Machine Learning (ML) scatter plots in the context of Artificial Intelligence (AI) are visual tools used to understand the relationship between two numerical variables. They help in identifying patterns, trends, correlations, and potential outliers in the data, which are crucial for building and refining AI models.
A scatter plot is a type of plot or mathematical diagram that uses Cartesian coordinates to display values for typically two variables for a set of data. The data is displayed as a collection of points, each having one coordinate on the horizontal axis (x-axis) and one on the vertical axis (y-axis).
1: Visualizing Relationships: Scatter plots help in visualizing how one variable affects another. For example, in a dataset of house prices, a scatter plot can show the relationship between the size of a house and its price.
2: Identifying Patterns:They can reveal patterns such as clustering, linear relationships, or even more complex relationships like polynomial trends.
3: Detecting Outliers: Scatter plots can help in identifying outliers in the data, which might affect the performance of ML models.
4: Feature Engineering: They assist in the process of feature engineering by providing insights into which features might be useful for the model.
Here is a simple example of how to create a scatter plot using Python with matplotlib, and how to use it to visualize data and fit a simple linear regression model.
1: Install Required Libraries
Ensure you have numpy and matplotlib installed.

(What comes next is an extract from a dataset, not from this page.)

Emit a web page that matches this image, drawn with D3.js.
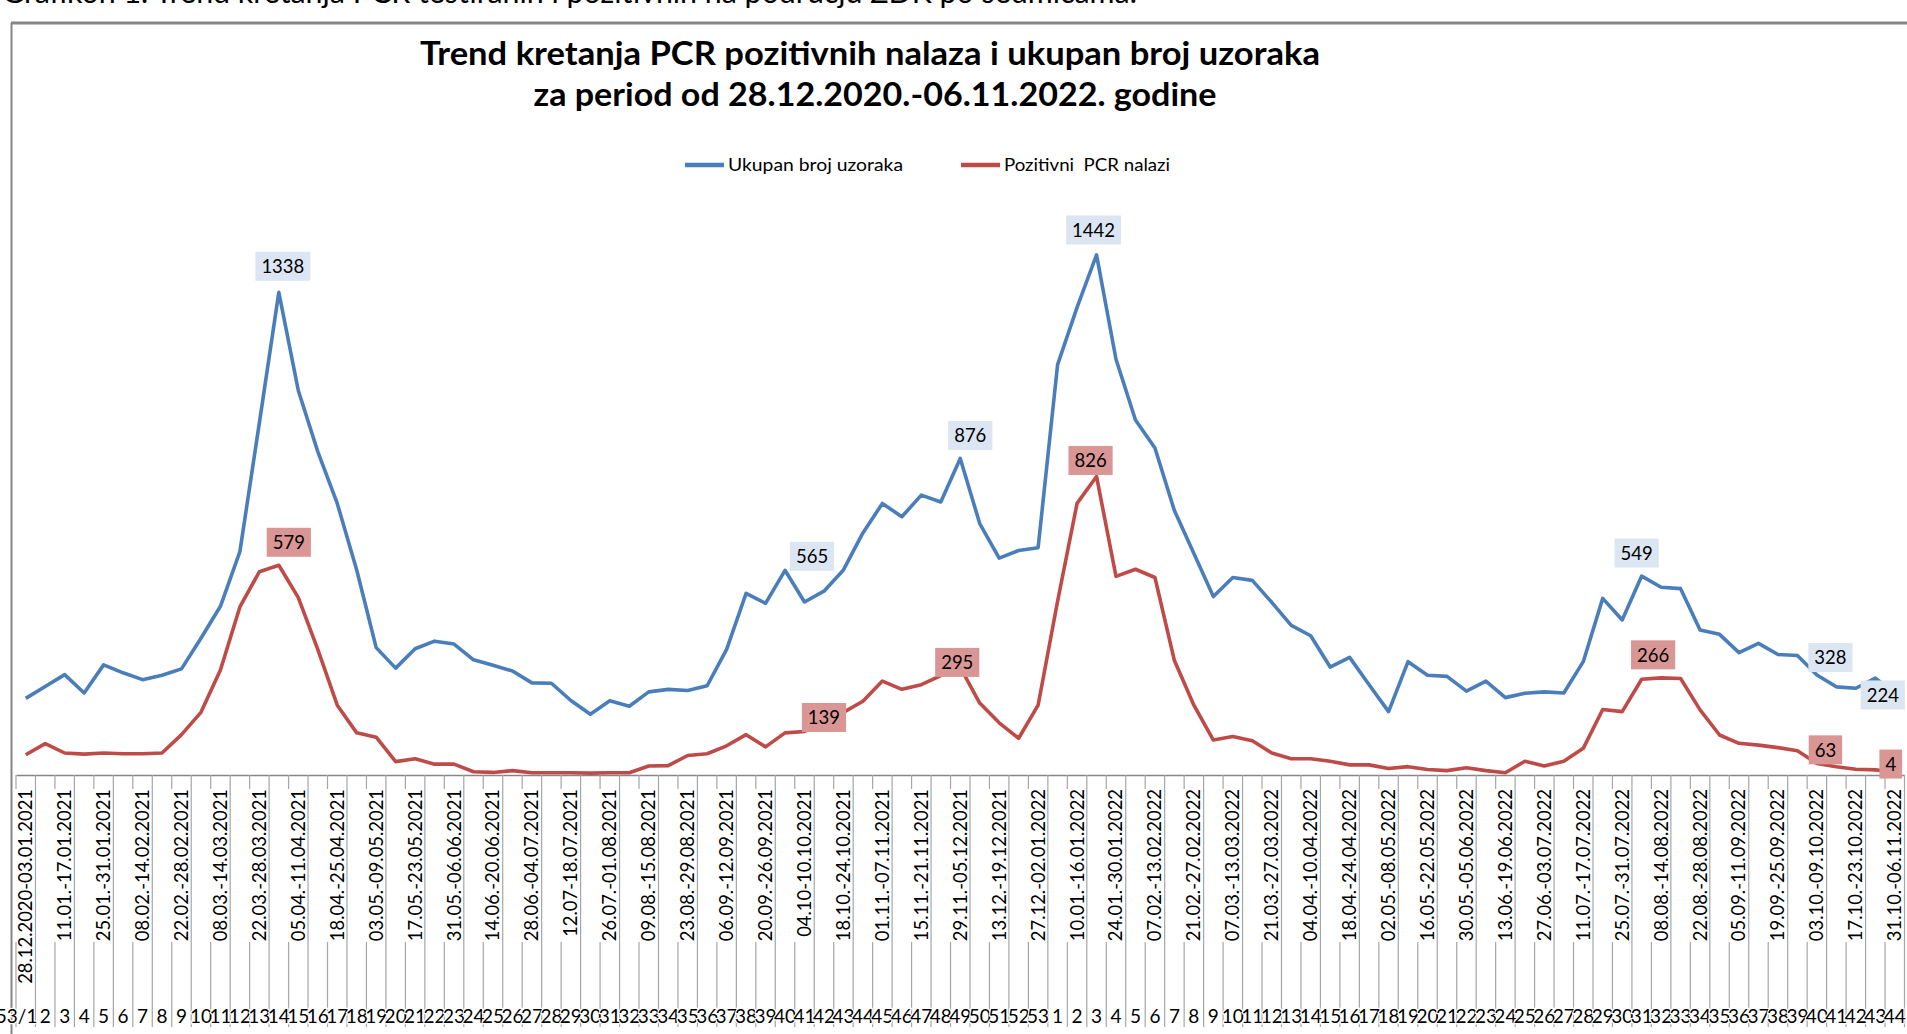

You can install them using pip:
pip install numpy matplotlib
import numpy as np
import matplotlib.pyplot as plt
from sklearn.linear_model import LinearRegression
# Generate synthetic data
np.random.seed(42)
X = 2 * np.random.rand(100, 1)
y = 3 * X + 2 + np.random.randn(100, 1)
# Create a scatter plot of the data
plt.scatter(X, y, color='blue', label='Data points')
# Fit a linear regression model to the data
model = LinearRegression()
model.fit(X, y)
X_new = np.array([[0], [2]])
y_predict = model.predict(X_new)
# Plot the regression line
plt.plot(X_new, y_predict, color='red', label='Regression line')
# Add labels, title, and legend
plt.xlabel('X')
plt.ylabel('y')
plt.title('Scatter Plot with Linear Regression')
plt.legend()
# Show the plot
plt.show()
1: Generate Synthetic Data: Creates random data points for X and y with a linear relationship.
2: Create Scatter Plot: Plots the data points on a scatter plot..
3: Fit Linear Regression Model: Uses scikit-learn to fit a linear regression model to the data.
4: Plot Regression Line: Plots the fitted regression line on the scatter plot.
5: Add Labels and Show Plot: Adds labels, title, and legend to the plot and displays it.